I have a small java application/service that watches a root folder and its subfolders using Java 7’s new java.nio.file.WatchService. When a new event occurs (new files, modifies, deletes, etc…) I fire off an rsync execution to copy files from server A to server B (and vice versa). The command uses the –delete option to ensure that files deleted from A are also removed from B. However in order to use this feature, you have to enable -r (recurse subdirectories). Normally this wouldn’t be a big deal, but the root folder is 5GB of data (19000 files, 1500 folders). Rsync is great at what it does, but still takes several minutes to run.
The problem I have is that if files change on both servers at roughly the same time, there is the potential that a new file created on server A would get deleted by the process syncing B-> A, since --delete only compares source to destination and sees the destination has more files than the source.

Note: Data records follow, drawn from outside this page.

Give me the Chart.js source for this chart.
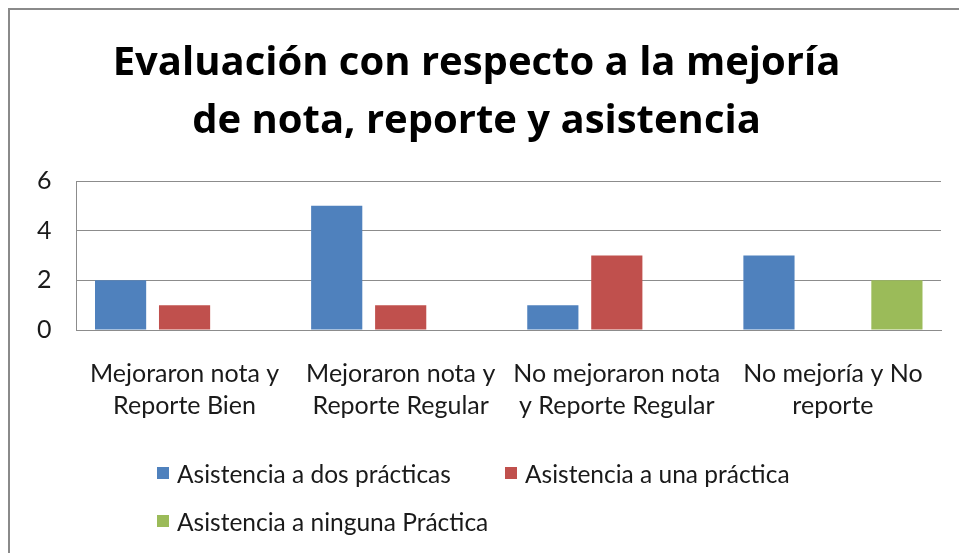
<!DOCTYPE html>
<html>
<head>
<meta charset="utf-8">
<script src="https://cdn.jsdelivr.net/npm/chart.js@4/dist/chart.umd.min.js"></script>
<style>
  html, body { margin: 0; padding: 0; background: #fff; }
  #wrap { position: relative; width: 959px; height: 553px; overflow: hidden; }
  #frame { position: absolute; left: 8px; top: 8px; width: 960px; height: 560px;
           border-left: 2px solid #8a8a8a; border-top: 2px solid #8a8a8a; box-sizing: border-box; }
  #chart { position: absolute; left: 0; top: 0; }
  #legend { position: absolute; left: 157px; top: 449px; display: grid;
            grid-template-columns: 348px auto; grid-auto-rows: 48px;
            font-family: Lato, "Open Sans", sans-serif; font-size: 24.5px; color: #1a1a1a; }
  .item { display: flex; align-items: center; white-space: nowrap; }
  .box { width: 12px; height: 12px; margin-right: 8px; flex: none; }
</style>
</head>
<body>
<div id="wrap">
  <div id="frame"></div>
  <canvas id="chart" width="959" height="553"></canvas>
  <div id="legend"></div>
</div>
<script>
// datos
const categorias = [
    ['Mejoraron nota y', 'Reporte Bien'],
    ['Mejoraron nota y', 'Reporte Regular'],
    ['No mejoraron nota', 'y Reporte Regular'],
    ['No mejoría y No', 'reporte']
];
const dosPracticas = [2, 5, 1, 3];
const unaPractica = [1, 1, 3, 0];
const ningunaPractica = [0, 0, 0, 2];
const nombresSeries = ['Asistencia a dos prácticas', 'Asistencia a una práctica', 'Asistencia a ninguna Práctica'];
const colores = ['#4f81bd', '#c0504d', '#9bbb59'];
const ticksY = [0, 2, 4, 6];

const fuente = 'Lato, "Open Sans", sans-serif';
const gris = '#8c8c8c';

const series = [dosPracticas, unaPractica, ningunaPractica];

const ctx = document.getElementById('chart').getContext('2d');
new Chart(ctx, {
    type: 'bar',
    data: {
        labels: categorias,
        datasets: series.map((vals, i) => ({
            label: nombresSeries[i],
            data: vals,
            backgroundColor: colores[i],
            borderWidth: 0,
            categoryPercentage: 0.888,
            barPercentage: 0.8
        }))
    },
    options: {
        responsive: false,
        animation: false,
        layout: { padding: { top: 10, left: 12, right: 18, bottom: 103 } },
        plugins: {
            legend: { display: false },
            tooltip: { enabled: false },
            title: {
                display: true,
                text: ['Evaluación con respecto a la mejoría', 'de nota, reporte y asistencia'],
                color: '#000',
                font: { family: '"Open Sans", Lato, sans-serif', size: 40, weight: 'bold', lineHeight: 1.45 },
                padding: { top: 25, bottom: 30 }
            }
        },
        scales: {
            x: {
                grid: { display: false, drawTicks: false },
                border: { display: true, color: gris, width: 1 },
                ticks: { color: '#1a1a1a', padding: 28, maxRotation: 0, autoSkip: false,
                         font: { family: fuente, size: 25, lineHeight: 1.28 } }
            },
            y: {
                min: 0,
                max: 6,
                afterBuildTicks: axis => { axis.ticks = ticksY.map(v => ({ value: v })); },
                grid: { color: gris, lineWidth: 1, drawTicks: false },
                border: { display: true, color: gris, width: 1 },
                ticks: { color: '#1a1a1a', padding: 25, font: { family: fuente, size: 25 } }
            }
        }
    }
});

// leyenda
const legend = document.getElementById('legend');
nombresSeries.forEach((nombre, i) => {
    const item = document.createElement('div');
    item.className = 'item';
    item.innerHTML = '<span class="box" style="background:' + colores[i] + '"></span><span>' + nombre + '</span>';
    legend.appendChild(item);
});
</script>
</body>
</html>
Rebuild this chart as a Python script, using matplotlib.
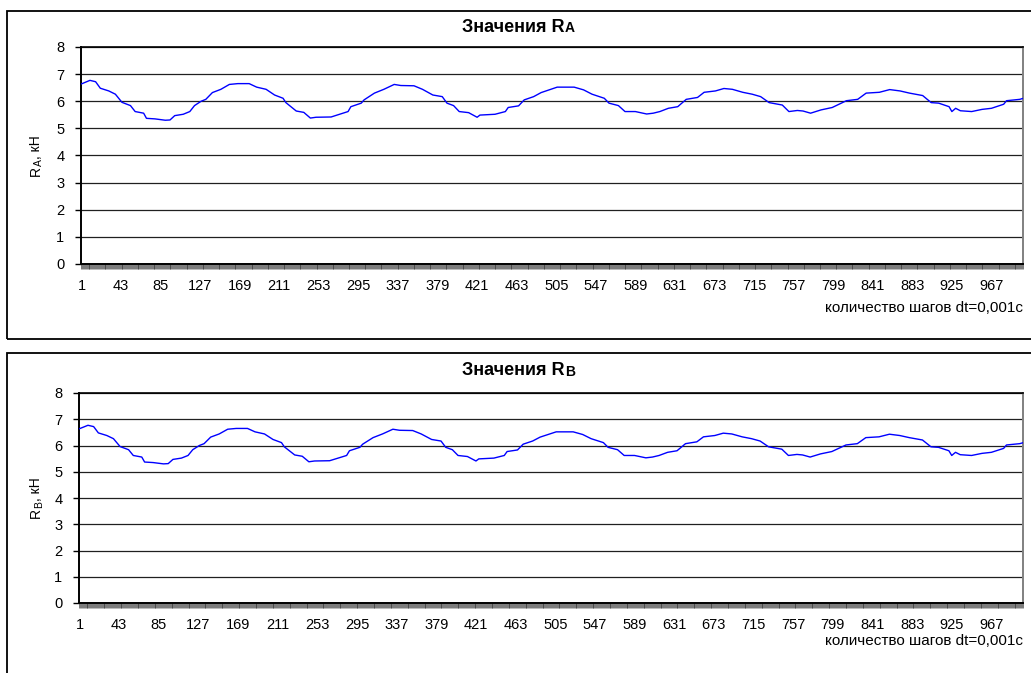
import numpy as np
import matplotlib
matplotlib.use("Agg")
import matplotlib.pyplot as plt
from matplotlib.patches import Rectangle

plt.rcParams['font.family'] = ['Liberation Sans', 'DejaVu Sans']

# ---- data -------------------------------------------------------------
n_steps = 1000
tick_labels = list(range(1, n_steps + 1, 42))          # 1, 43, ..., 967
y_ticks = [0, 1, 2, 3, 4, 5, 6, 7, 8]

steps = [1, 10, 16, 21, 30, 37, 44, 53, 58, 67, 70, 79, 90, 95, 100, 109,
         116, 121, 128, 133, 140, 149, 158, 167, 179, 187, 197, 206, 215,
         218, 229, 237, 244, 250, 266, 275, 284, 287, 298, 301, 312, 322,
         333, 340, 354, 363, 374, 384, 389, 396, 402, 412, 421, 424, 440,
         451, 454, 465, 471, 481, 489, 506, 524, 534, 543, 556, 561, 571,
         578, 589, 601, 608, 615, 624, 634, 643, 655, 662, 674, 683, 692,
         703, 713, 722, 731, 745, 752, 761, 767, 775, 786, 798, 813, 825,
         834, 848, 859, 870, 880, 894, 903, 911, 922, 925, 929, 934, 946,
         957, 967, 980, 983, 997, 1000]

ra_values = [6.64, 6.77, 6.72, 6.48, 6.38, 6.26, 5.96, 5.84, 5.62, 5.56,
             5.37, 5.35, 5.30, 5.31, 5.47, 5.52, 5.62, 5.84, 6.00, 6.07,
             6.32, 6.44, 6.62, 6.65, 6.65, 6.52, 6.44, 6.23, 6.11, 5.95,
             5.64, 5.59, 5.38, 5.41, 5.42, 5.52, 5.62, 5.80, 5.93, 6.05,
             6.30, 6.44, 6.62, 6.58, 6.57, 6.44, 6.23, 6.17, 5.93, 5.84,
             5.62, 5.58, 5.41, 5.49, 5.52, 5.62, 5.77, 5.83, 6.05, 6.17,
             6.32, 6.52, 6.52, 6.42, 6.26, 6.11, 5.93, 5.84, 5.62, 5.62,
             5.53, 5.56, 5.62, 5.74, 5.80, 6.07, 6.14, 6.33, 6.38, 6.47,
             6.44, 6.33, 6.26, 6.17, 5.95, 5.86, 5.62, 5.66, 5.64, 5.56,
             5.68, 5.77, 6.02, 6.07, 6.30, 6.33, 6.43, 6.38, 6.30, 6.21,
             5.95, 5.93, 5.80, 5.62, 5.74, 5.65, 5.62, 5.70, 5.74, 5.89,
             6.02, 6.07, 6.10]

rb_values = [6.64, 6.77, 6.72, 6.48, 6.38, 6.26, 5.96, 5.84, 5.62, 5.56,
             5.37, 5.35, 5.30, 5.31, 5.47, 5.52, 5.62, 5.84, 6.00, 6.07,
             6.32, 6.44, 6.62, 6.65, 6.65, 6.52, 6.44, 6.23, 6.11, 5.95,
             5.64, 5.59, 5.38, 5.41, 5.42, 5.52, 5.62, 5.80, 5.93, 6.05,
             6.30, 6.44, 6.62, 6.58, 6.57, 6.44, 6.23, 6.17, 5.93, 5.84,
             5.62, 5.58, 5.41, 5.49, 5.52, 5.62, 5.77, 5.83, 6.05, 6.17,
             6.32, 6.52, 6.52, 6.42, 6.26, 6.11, 5.93, 5.84, 5.62, 5.62,
             5.53, 5.56, 5.62, 5.74, 5.80, 6.07, 6.14, 6.33, 6.38, 6.47,
             6.44, 6.33, 6.26, 6.17, 5.95, 5.86, 5.62, 5.66, 5.64, 5.56,
             5.68, 5.77, 6.02, 6.07, 6.30, 6.33, 6.43, 6.38, 6.30, 6.21,
             5.95, 5.93, 5.80, 5.62, 5.74, 5.65, 5.62, 5.70, 5.74, 5.89,
             6.02, 6.07, 6.10]

x_label = "количество шагов dt=0,001с"

# ---- figure -----------------------------------------------------------
W, H = 1031, 673
fig = plt.figure(figsize=(W / 100, H / 100), dpi=100)


def px(x0, y0, x1, y1):
    """Pixel box (top-left origin) -> figure fraction rect."""
    return [x0 / W, 1 - y1 / H, (x1 - x0) / W, (y1 - y0) / H]


def draw_panel(box, plot_box, values, sub, title_y, xlabel_y):
    # chart frame
    bx0, by0, bx1, by1 = box
    fig.patches.append(Rectangle((bx0 / W, 1 - by1 / H), (bx1 - bx0) / W,
                                 (by1 - by0) / H, transform=fig.transFigure,
                                 fill=False, edgecolor='black', lw=1.3))

    ax = fig.add_axes(px(*plot_box))
    ax.plot(steps, values, color='#0000ff', lw=1.0, zorder=3)

    ax.set_xlim(0.5, n_steps + 0.5)
    ax.set_ylim(0, 8)
    ax.set_yticks(y_ticks)
    ax.yaxis.grid(True, color='#202020', lw=0.9)
    ax.set_axisbelow(True)

    ax.set_xticks(tick_labels)
    ax.set_xticklabels([str(t) for t in tick_labels])
    ax.set_xticks(np.arange(0.5, n_steps + 1.0, 1.0), minor=True)
    ax.tick_params(axis='x', which='major', length=0, pad=11, labelsize=10.5)
    ax.tick_params(axis='x', which='minor', length=3.8, width=0.45,
                   color='#303030', direction='out')
    ax.tick_params(axis='y', which='major', length=4, width=1.0,
                   direction='out', pad=8, labelsize=10.5)

    for s in ['left', 'bottom']:
        ax.spines[s].set_color('black')
        ax.spines[s].set_linewidth(1.4)
    ax.spines['top'].set_color('black')
    ax.spines['top'].set_linewidth(1.2)
    ax.spines['right'].set_color('#808080')
    ax.spines['right'].set_linewidth(1.4)

    # title with small letter index
    cx = 523 / W
    t = fig.text(cx - 0.009, 1 - title_y / H, "Значения R", ha='center',
                 va='center', fontsize=13, fontweight='bold')
    ax.annotate(sub, xy=(1, 0), xycoords=t, ha='left', va='bottom',
                fontsize=10, fontweight='bold')

    # y label: R with index, then units
    yl_x = 36 / W
    yc = 1 - (plot_box[1] + plot_box[3]) / 2 / H
    yl = fig.text(yl_x, yc - 0.03, "R", rotation=90, ha='center',
                  va='bottom', fontsize=10)

    # axis title at the lower right of the chart
    fig.text(1023 / W, 1 - xlabel_y / H, x_label, ha='right', va='center',
             fontsize=11)
    return ax, yl


ax1, yl1 = draw_panel((7, 11, 1060, 339), (81, 47, 1023, 264), ra_values,
                      "A", 27, 308)
ax2, yl2 = draw_panel((7, 353, 1060, 700), (79, 393, 1023, 603), rb_values,
                      "B", 370, 641)

fig.canvas.draw()
for yl, sub in ((yl1, "A"), (yl2, "B")):
    bb = yl.get_window_extent()
    sub_t = fig.text(36 / W + 0.003, bb.y1 / H, sub, rotation=90,
                     ha='center', va='bottom', fontsize=7.5)
    fig.canvas.draw()
    bb2 = sub_t.get_window_extent()
    fig.text(36 / W, bb2.y1 / H, ", кН", rotation=90, ha='center',
             va='bottom', fontsize=10)

fig.savefig("out.png", dpi=100)
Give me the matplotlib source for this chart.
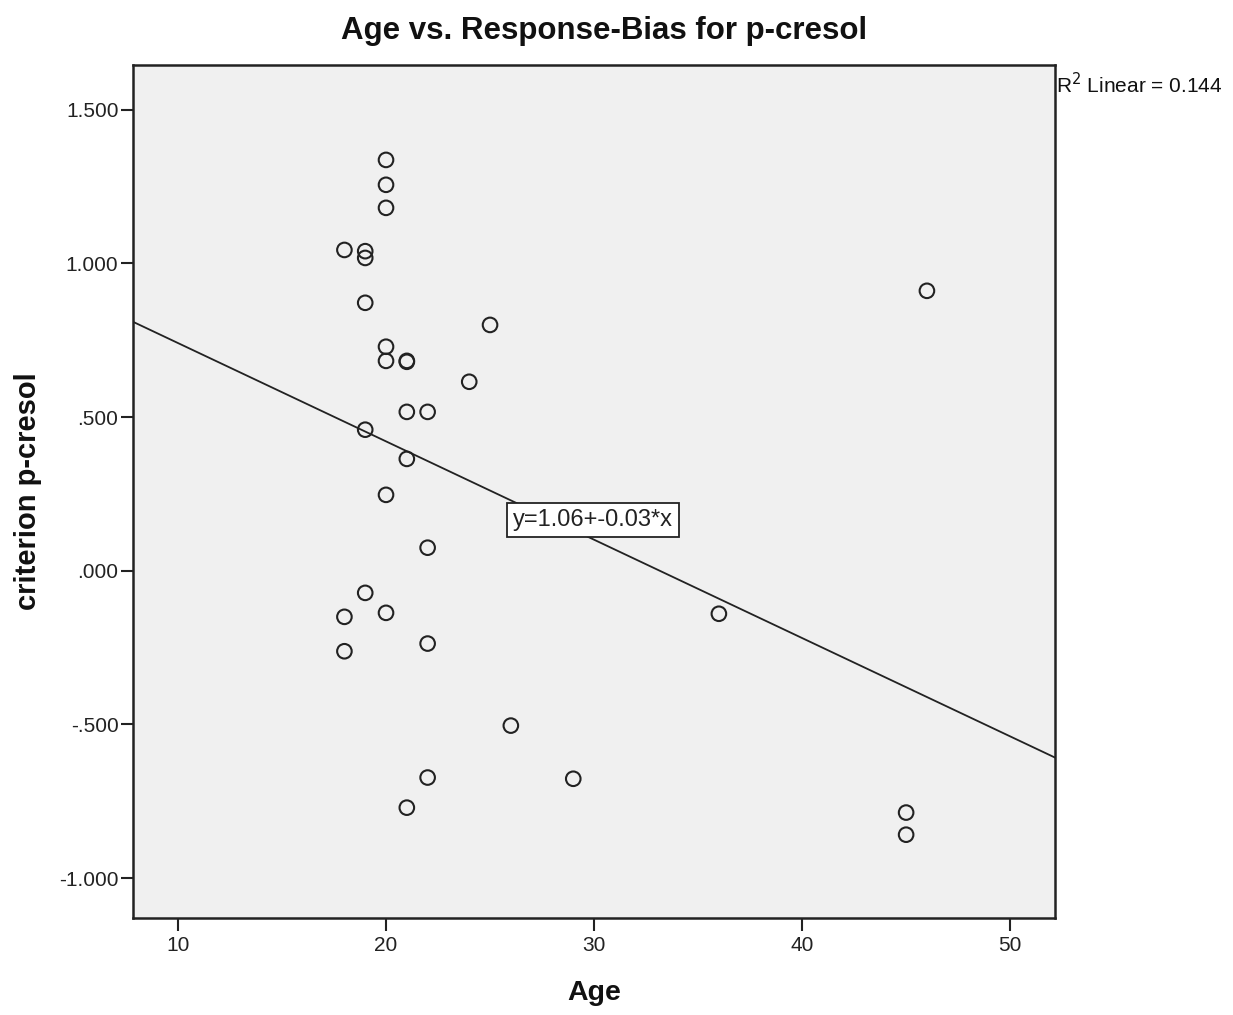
import matplotlib
matplotlib.use("Agg")
import matplotlib.pyplot as plt

plt.rcParams['font.family'] = ['Liberation Sans', 'DejaVu Sans']

# age and criterion values
age = [20, 20, 20, 18, 19, 19, 19, 20, 20, 21, 21, 25, 24, 21, 22, 19, 21, 20, 22,
       19, 18, 20, 18, 22, 26, 22, 29, 21, 36, 45, 45, 46]
criterion = [1.337, 1.256, 1.181, 1.044, 1.040, 1.018, 0.872, 0.729, 0.683, 0.683, 0.680,
             0.800, 0.615, 0.517, 0.517, 0.459, 0.364, 0.247, 0.075,
             -0.072, -0.150, -0.137, -0.262, -0.237, -0.504, -0.673, -0.677, -0.771,
             -0.140, -0.787, -0.859, 0.911]

fit_intercept = 1.061
fit_slope = -0.032
r2 = 0.144

fig = plt.figure(figsize=(12.33, 10.15), dpi=100)
ax = fig.add_axes([0.1079, 0.0956, 0.7478, 0.8404])
ax.set_facecolor('#f0f0f0')

ax.scatter(age, criterion, s=110, facecolors='none', edgecolors='#222222',
           linewidths=1.5, zorder=3)

xmin, xmax = 7.84, 52.16
ax.set_xlim(xmin, xmax)
ax.set_ylim(-1.13, 1.646)
ax.plot([xmin, xmax], [fit_intercept + fit_slope * xmin, fit_intercept + fit_slope * xmax],
        color='#222222', lw=1.3, zorder=2)

ax.text(26.12, 0.166, 'y=1.06+-0.03*x', fontsize=17, va='center', ha='left', zorder=4,
        color='#222222',
        bbox=dict(boxstyle='square,pad=0.25', facecolor='white', edgecolor='#222222', lw=1.3))

ax.set_xticks([10, 20, 30, 40, 50])
ax.set_yticks([-1.0, -0.5, 0.0, 0.5, 1.0, 1.5])
ax.set_yticklabels(['-1.000', '-.500', '.000', '.500', '1.000', '1.500'])
ax.tick_params(direction='out', length=9, width=1.5, labelsize=15, colors='#222222')
ax.tick_params(axis='y', pad=1.5)
ax.tick_params(axis='x', pad=4)
for s in ax.spines.values():
    s.set_linewidth(1.8)
    s.set_color('#222222')

fig.text(594 / 1233, 1 - 993 / 1015, 'Age', fontsize=20.5, fontweight='bold',
         ha='center', va='center', color='#111111')
fig.text(28 / 1233, 1 - 491 / 1015, 'criterion p-cresol', fontsize=21, fontweight='bold',
         ha='center', va='center', rotation=90, color='#111111')
fig.text(604 / 1233, 1 - 31 / 1015, 'Age vs. Response-Bias for p-cresol', fontsize=22.5,
         fontweight='bold', ha='center', va='center', color='#111111')

fig.text(1056 / 1233, 1 - 85 / 1015, r'R$^2$ Linear = %.3f' % r2, fontsize=15,
         va='center', ha='left', color='#111111')

fig.savefig('out.png', dpi=100)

Since I’m already recusively watching every directory with the Java application, I don’t have to use -r (recursive) with rsync. My first thought was to limit the depth of recursion with rsync, but I don’t think that is a feature of rsync. I also considered using --exclude but am not sure what the pattern might look like.
Anyone have any ideas?
For reference, here is a sample of the generated rsync command:
rsync -r --no-group --no-owner --no-perms --update --checksum --verbose --progress --stats --delete --ignore-errors "/media/server1files/" "/server2::server2"
To exclude subfolders even when using
-rthe appropriate pattern to use is--exclude "/**/*".